The final presenter was Scott Anderson, Sales Engineer, for the demonstration. He started by showing they don’t have a local client but just use a browser. Everyone’s moving to HTML5 so it’s another checklist item.

While much of the demo flew by far too quickly to really see how good the interface was, there was one clear positive element – though some analysts will disagree. Based on the data, ClearStory chooses an initial virtualization. The customer can change that on the fly, but there’s no need to decide at the very front what you need the data to be. Some analysts and companies claim that is bad, that you can send the user in the wrong direction. That’s why some firms still make the user select an initial virtualization. That, to me, is wrong. Quickly getting a visualization up helps the business worker begin to immediately understand the data then fine tune what is needed.
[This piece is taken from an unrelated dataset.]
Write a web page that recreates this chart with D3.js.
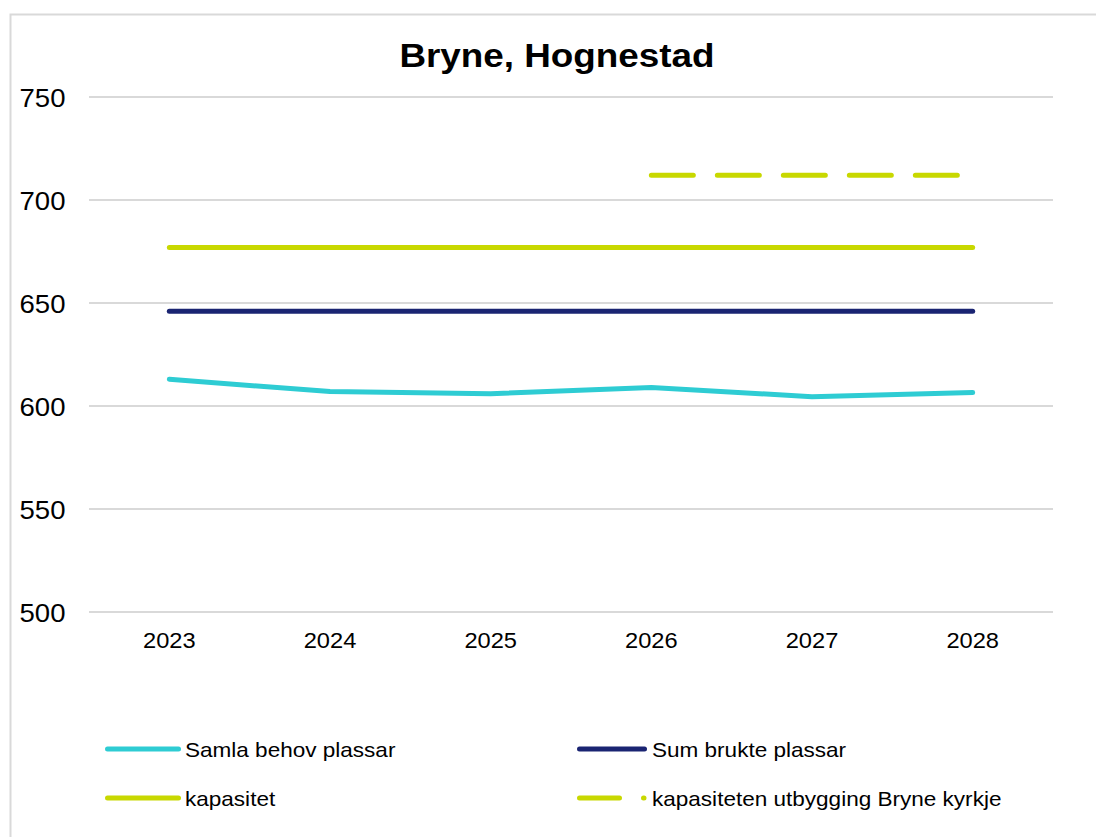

At the end of the presentation, two issues were discussed that had important relevance to the in-memory method of working with data: They’re not good with changing data. If you pull in data and display results, then new data is loaded over it, the results change with no history or provenance for the data. This is something they’ll clearly have to work on to become more robust.

The other issue is the question of usability. They claim this is for end users, but the demo only showed Scott grabbing a spreadsheet off of his own computer. When you start a presentation talking about the number of data sources needed for most analysis, you need to show how the data is accessed. The odds are, this is a tool that requires IT and business analysts for more than the simplest information. That said, the company is young, as are many in the space.


ClearStory is a young company working to provide better access and blending of disparate data sources. Their focus is definitely on the challenge of accessing and merging data. Their virtualizations are good but they also work with pure BI virtualization tools on top of their harmonization. There was nothing that wowed me but also nothing that came out as a huge concern. It was a generic presentation that didn’t show much, gave some promise but left a number of questions.

They are a startup that knows the right things to say, but it’s most likely going to be bleeding edge companies who experiment with them in the short term. If they can provide what they claim, they’ll eventually get some names references and start moving towards the main market.

As they move forward, I hope to see more.